The argument has been raised that there is only so much that can be built on existing real property. There is a limit, in terms of engineering and human acceptability, on how high buildings can be constructed for residential and commercial purposes.

If the infrastructure project involved is, for example, an airport, and there is no land available for that purpose, the only way to make that facility a reality is look to the sea and convert parts of it to landmasses.

Once built, the airport will speed up the movement of people and products and provide additional jobs and, in the process, contribute to the economic development of the country.


From this perspective, the fears expressed by environmentalists may be considered a small price to pay for the economic benefits that would redound to many of our countrymen.

Considering that we have laws that impose strict rules and regulations on the protection of the environment, there should really be no serious disagreements over the need for or propriety of reclamation projects.

But the problem is, once the Department of Environment and Natural Resources (DENR) issues the environmental clearance certificate for projects that have strong environmental impact, the people behind the projects are practically left to their own accord.

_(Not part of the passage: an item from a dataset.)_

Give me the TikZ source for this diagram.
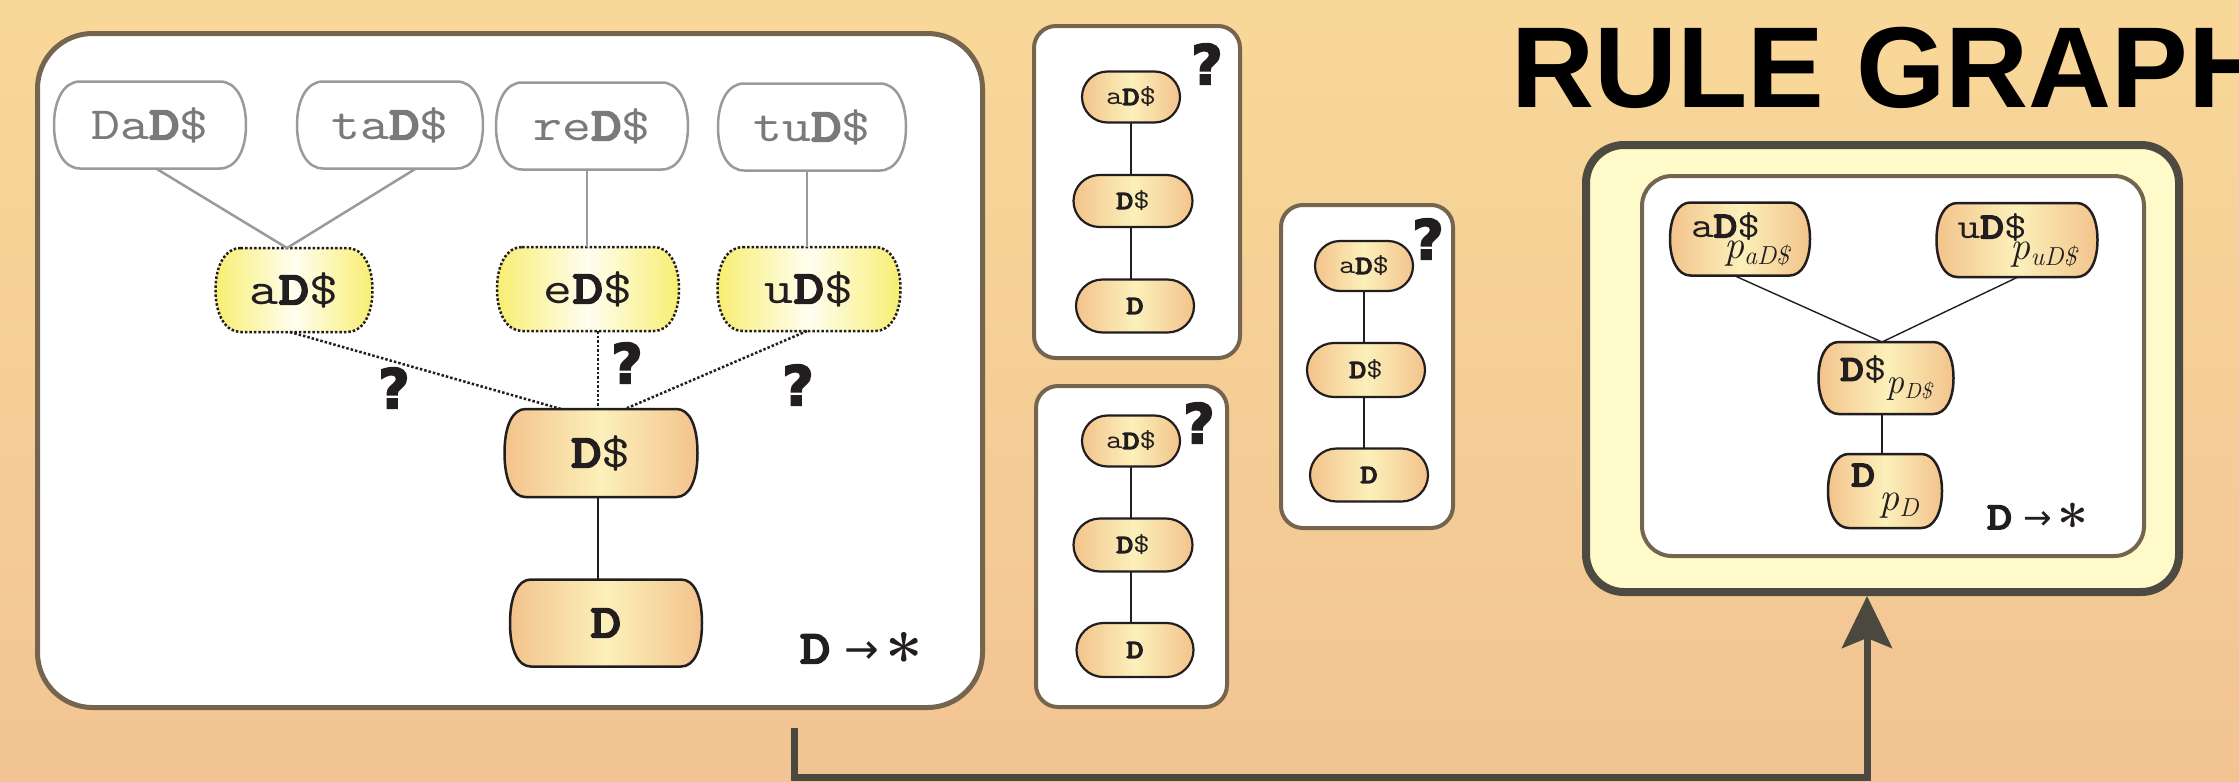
\documentclass[tikz,border=0pt]{standalone}
\usepackage{fontspec}
\usetikzlibrary{arrows.meta}

\newfontfamily\ttx{lmmono10-regular}[Extension=.otf, FakeStretch=1.2]
\newfontfamily\ttxb{lmmono10-regular}[Extension=.otf, FakeStretch=1.25, FakeBold=5]
\newfontfamily\titlefont{Liberation Sans}
\newfontfamily\qfont{DejaVu Sans}[FakeBold=3]
\newfontfamily\arrowfont{DejaVu Sans}

\newcommand\BD{{\ttxb D}}
\newcommand\ttbig{\ttx\fontsize{46}{50}\selectfont}
\newcommand\ttmid{\ttx\fontsize{36}{40}\selectfont}
\newcommand\ttlittle{\ttx\fontsize{26}{30}\selectfont}
% probability label: italic p with a lowered italic index
\newcommand\prob[4]{{\rmfamily\itshape\fontsize{#4}{#4}\selectfont p\raisebox{-#2}{\fontsize{#3}{#3}\selectfont #1}}}
% "D -> *" rule label
\newcommand\rulelabel[1]{{\ttx\fontsize{#1}{#1}\selectfont\BD}\hspace{0.3em}%
  \raisebox{0.0em}{\arrowfont\fontsize{0.9em}{1em}\selectfont →}\hspace{0.14em}%
  \raisebox{-0.42em}{\rmfamily\bfseries\fontsize{1.45em}{1em}\selectfont *}}

\definecolor{bgtop}{HTML}{F8D899}
\definecolor{bgbot}{HTML}{F2C493}
\definecolor{boxedge}{HTML}{75654F}
\definecolor{darkedge}{HTML}{4D4A42}
\definecolor{paleyellow}{HTML}{FFFACA}
\definecolor{nodeorange}{HTML}{F3C38C}
\definecolor{nodepale}{HTML}{FCF0BA}
\definecolor{nodeyellow}{HTML}{F8EE72}
\definecolor{nodewhite}{HTML}{FFFEF0}
\definecolor{ink}{HTML}{221E1F}
\definecolor{grayedge}{HTML}{9A9A9A}
\definecolor{graytext}{HTML}{7A7A7A}
\definecolor{flow}{HTML}{4B4840}

% A pill whose flat top and bottom end in elliptic sides
\makeatletter
\def\barrelc{0.3}
\def\barrelk{0.6}
\pgfdeclareshape{barrel}{%
  \inheritsavedanchors[from=rectangle]%
  \inheritanchorborder[from=rectangle]%
  \inheritanchor[from=rectangle]{center}%
  \inheritanchor[from=rectangle]{north}%
  \inheritanchor[from=rectangle]{south}%
  \inheritanchor[from=rectangle]{east}%
  \inheritanchor[from=rectangle]{west}%
  \inheritanchor[from=rectangle]{north east}%
  \inheritanchor[from=rectangle]{north west}%
  \inheritanchor[from=rectangle]{south east}%
  \inheritanchor[from=rectangle]{south west}%
  \inheritanchor[from=rectangle]{base}%
  \inheritanchor[from=rectangle]{mid}%
  \backgroundpath{%
    \southwest \edef\bx@l{\the\pgf@x}\edef\bx@b{\the\pgf@y}%
    \northeast \edef\bx@r{\the\pgf@x}\edef\bx@t{\the\pgf@y}%
    \pgfmathsetmacro\bx@h{\bx@t-\bx@b}%
    \pgfmathsetmacro\bx@c{\barrelc*\bx@h}%
    \pgfmathsetmacro\bx@m{0.5*(\bx@t+\bx@b)}%
    \pgfmathsetmacro\bx@kx{\barrelk*\bx@c}%
    \pgfmathsetmacro\bx@ky{\barrelk*0.5*\bx@h}%
    \pgfmathsetmacro\bx@L{\bx@l+\bx@c}%
    \pgfmathsetmacro\bx@R{\bx@r-\bx@c}%
    \pgfmathsetmacro\bx@Lk{\bx@L-\bx@kx}%
    \pgfmathsetmacro\bx@Rk{\bx@R+\bx@kx}%
    \pgfmathsetmacro\bx@mu{\bx@m+\bx@ky}%
    \pgfmathsetmacro\bx@md{\bx@m-\bx@ky}%
    \pgfpathmoveto{\pgfqpoint{\bx@L pt}{\bx@t}}%
    \pgfpathlineto{\pgfqpoint{\bx@R pt}{\bx@t}}%
    \pgfpathcurveto{\pgfqpoint{\bx@Rk pt}{\bx@t}}{\pgfqpoint{\bx@r}{\bx@mu pt}}{\pgfqpoint{\bx@r}{\bx@m pt}}%
    \pgfpathcurveto{\pgfqpoint{\bx@r}{\bx@md pt}}{\pgfqpoint{\bx@Rk pt}{\bx@b}}{\pgfqpoint{\bx@R pt}{\bx@b}}%
    \pgfpathlineto{\pgfqpoint{\bx@L pt}{\bx@b}}%
    \pgfpathcurveto{\pgfqpoint{\bx@Lk pt}{\bx@b}}{\pgfqpoint{\bx@l}{\bx@md pt}}{\pgfqpoint{\bx@l}{\bx@m pt}}%
    \pgfpathcurveto{\pgfqpoint{\bx@l}{\bx@mu pt}}{\pgfqpoint{\bx@Lk pt}{\bx@t}}{\pgfqpoint{\bx@L pt}{\bx@t}}%
    \pgfpathclose
  }%
}
\makeatother

\tikzset{
  barrel c/.code={\def\barrelc{#1}},
  barrel k/.code={\def\barrelk{#1}},
  panel/.style={draw=boxedge, fill=white, rounded corners=22pt, line width=4pt, inner sep=0pt},
  pill/.style={shape=barrel, inner sep=0pt, outer sep=0pt, draw=ink, line width=2.5pt,
    left color=nodeorange, right color=nodeorange, middle color=nodepale, text=ink},
  bignode/.style={pill, barrel c=0.24, barrel k=0.62, minimum height=88pt, font=\ttbig},
  graynode/.style={shape=barrel, inner sep=0pt, outer sep=0pt, barrel c=0.3, barrel k=0.6,
    draw=grayedge, line width=2.5pt, fill=white, text=graytext, minimum height=87pt, font=\ttbig},
  guessnode/.style={shape=barrel, inner sep=0pt, outer sep=0pt, barrel c=0.3, barrel k=0.6,
    draw=ink, line width=2.5pt, dash pattern=on 2.5pt off 2pt,
    left color=nodeyellow, right color=nodeyellow, middle color=nodewhite, text=ink,
    minimum height=84pt, font=\ttbig},
  smallnode/.style={pill, barrel c=0.5, barrel k=0.5523, line width=2.2pt, minimum height=52pt, font=\ttlittle},
  rulenode/.style={pill, barrel c=0.28, barrel k=0.6, minimum height=73pt, font=\ttmid, align=left},
  grayline/.style={draw=grayedge, line width=2.5pt},
  dotline/.style={draw=ink, line width=2.5pt, dash pattern=on 2.5pt off 2pt},
  thinline/.style={draw=ink, line width=1.6pt},
  qmark/.style={inner sep=0pt, text=ink, font=\qfont\bfseries\fontsize{55}{55}\selectfont},
  flowline/.style={draw=flow, line width=7pt, -{Stealth[length=52pt, width=50pt, inset=10pt]}},
}

\begin{document}
\begin{tikzpicture}[x=1pt, y=-1pt]
\useasboundingbox (0,0) rectangle (2239,782);
\clip (0,0) rectangle (2239,782);
\shade[top color=bgtop, bottom color=bgbot] (0,0) rectangle (2239,782);

% panels
\node[panel, line width=5pt, rounded corners=55pt, minimum width=945pt, minimum height=674pt] (left) at (510,370.5) {};
\node[panel, minimum width=206pt, minimum height=332pt] (boxA) at (1137,192) {};
\node[panel, minimum width=191pt, minimum height=321pt] (boxB) at (1131.5,546.5) {};
\node[panel, minimum width=172pt, minimum height=323pt] (boxC) at (1367,366.5) {};
\node[draw=darkedge, fill=paleyellow, line width=8pt, rounded corners=38pt, inner sep=0pt,
      minimum width=593pt, minimum height=447pt] (rulebox) at (1882.5,368.5) {};
\node[panel, rounded corners=30pt, minimum width=502pt, minimum height=380pt] (rulein) at (1893,366) {};

% title
\node[anchor=base west, inner sep=0pt, text=black, font=\titlefont\bfseries\fontsize{115}{115}\selectfont] (title) at (1511,107) {RULE GRAPH};

% left panel: candidate graph
\node[graynode, minimum width=192pt] (DaD) at (150,125) {Da\BD\$};
\node[graynode, minimum width=186pt] (taD) at (390,125) {ta\BD\$};
\node[graynode, minimum width=192pt] (reD) at (592,126) {re\BD\$};
\node[graynode, minimum width=188pt] (tuD) at (812,127) {tu\BD\$};
\node[guessnode, minimum width=157pt] (aD) at (294,290) {a\BD\$};
\node[guessnode, minimum width=182pt] (eD) at (588,289) {e\BD\$};
\node[guessnode, minimum width=183pt] (uD) at (809,289) {u\BD\$};
\node[bignode, minimum width=193pt] (Ds) at (601,453) {\BD\$};
\node[bignode, minimum width=192pt, minimum height=87pt] (D) at (606,623) {\BD};

\draw[grayline] ([xshift=6pt]DaD.south) -- ([xshift=-7pt]aD.north);
\draw[grayline] ([xshift=26pt]taD.south) -- ([xshift=-7pt]aD.north);
\draw[grayline] ([xshift=-5pt]reD.south) -- ([xshift=-1pt]eD.north);
\draw[grayline] ([xshift=-5pt]tuD.south) -- ([xshift=-2pt]uD.north);
\draw[dotline] ([xshift=-4pt]aD.south) -- ([xshift=-40pt]Ds.north);
\draw[dotline] ([xshift=10pt]eD.south) -- ([xshift=-3pt]Ds.north);
\draw[dotline] ([xshift=-2pt]uD.south) -- ([xshift=24pt]Ds.north);
\draw[thinline] ([xshift=-3pt]Ds.south) -- ([xshift=-8pt]D.north);

\node[qmark] (q1) at (394,388) {?};
\node[qmark] (q2) at (627,363) {?};
\node[qmark] (q3) at (798,385) {?};

\node[anchor=base west, inner sep=0pt, text=ink, font=\fontsize{46}{46}\selectfont] (ruleL) at (800,663) {\rulelabel{46}};

% middle panels: single chains
\node[smallnode, minimum width=98pt, minimum height=51pt] (aDA) at (1131,97) {a\BD\$};
\node[smallnode, minimum width=119pt] (DsA) at (1133,201) {\BD\$};
\node[smallnode, minimum width=118pt, minimum height=53pt] (DA) at (1135,306) {\BD};
\draw[thinline] (aDA.south) -- (aDA.south |- DsA.north);
\draw[thinline] (aDA.south |- DsA.south) -- (aDA.south |- DA.north);
\node[qmark] (qA) at (1207,64) {?};

\node[smallnode, minimum width=98pt, minimum height=51pt] (aDB) at (1131,441) {a\BD\$};
\node[smallnode, minimum width=119pt, minimum height=53pt] (DsB) at (1133,545) {\BD\$};
\node[smallnode, minimum width=117pt, minimum height=54pt] (DB) at (1135,650) {\BD};
\draw[thinline] (aDB.south) -- (aDB.south |- DsB.north);
\draw[thinline] (aDB.south |- DsB.south) -- (aDB.south |- DB.north);
\node[qmark] (qB) at (1199,423) {?};

\node[smallnode, minimum width=98pt, minimum height=50pt] (aDC) at (1364,266) {a\BD\$};
\node[smallnode, minimum width=118pt, minimum height=54pt] (DsC) at (1366,370) {\BD\$};
\node[smallnode, minimum width=118pt, minimum height=53pt] (DC) at (1369,475) {\BD};
\draw[thinline] (aDC.south) -- (aDC.south |- DsC.north);
\draw[thinline] (aDC.south |- DsC.south) -- (aDC.south |- DC.north);
\node[qmark] (qC) at (1428,239) {?};

% rule graph with probabilities
\node[rulenode, minimum width=140pt] (aDr) at (1740,239)
  {a\BD\$\\[-19pt]\hspace*{33pt}\prob{aD\$}{6pt}{26}{40}};
\node[rulenode, minimum width=161pt, minimum height=74pt] (uDr) at (2017,240)
  {u\BD\$\\[-19pt]\hspace*{53pt}\prob{uD\$}{6pt}{26}{40}};
\node[rulenode, minimum width=135pt, minimum height=72pt] (Dsr) at (1886,378)
  {\BD\$\raisebox{-13pt}{\prob{D\$}{5pt}{22}{36}}};
\node[rulenode, minimum width=114pt, minimum height=74pt] (Dr) at (1885,491)
  {\BD\\[-16pt]\hspace*{28pt}\prob{D}{6pt}{26}{40}};

\draw[thinline, line width=1.4pt] ([xshift=-6pt]aDr.south) -- ([xshift=-4pt]Dsr.north);
\draw[thinline, line width=1.4pt] ([xshift=1pt]uDr.south) -- ([xshift=-4pt]Dsr.north);
\draw[thinline, line width=1.4pt] ([xshift=-4pt]Dsr.south) -- ([xshift=-3pt]Dr.north);

\node[anchor=base west, inner sep=0pt, text=ink, font=\fontsize{38}{38}\selectfont] (ruleR) at (1987,529) {\rulelabel{38}};

% flow from the candidate graph to the rule graph
\coordinate (from) at (794,728);
\coordinate (turn) at (1867,777);
\draw[flowline] (from) |- (turn) -- (turn |- rulebox.south);
\end{tikzpicture}
\end{document}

It is only when the project causes, or threatens to cause, serious damage to the health or welfare of the people living near it and the matter catches the media’s attention that the DENR wakes up and asserts its oversight authority over the project.

While it is true that reclamation projects often result in adverse environmental consequences to the affected areas and their people, it is something we have to bear or endure because of the needs of the times.

At the rate our population has been growing in spite of government efforts to regulate it, and the available land fit for residential and commercial purposes shrinking, there is no choice but look to the shorelines (of which our country is abundantly blessed with) for relief.

We can take a leaf from the way Singapore undertook reclamation projects with minimal environmental degradation to increase the size of its landmass—which is practically equivalent to that of Pasay City—and meet its requirements for additional commercial and residential space.

With its regulators strictly enforcing its environmental regulations, Singapore got the best worlds on reclamation. Our own DENR can do the same if it puts its heart and soul in the performance of its oversight tasks.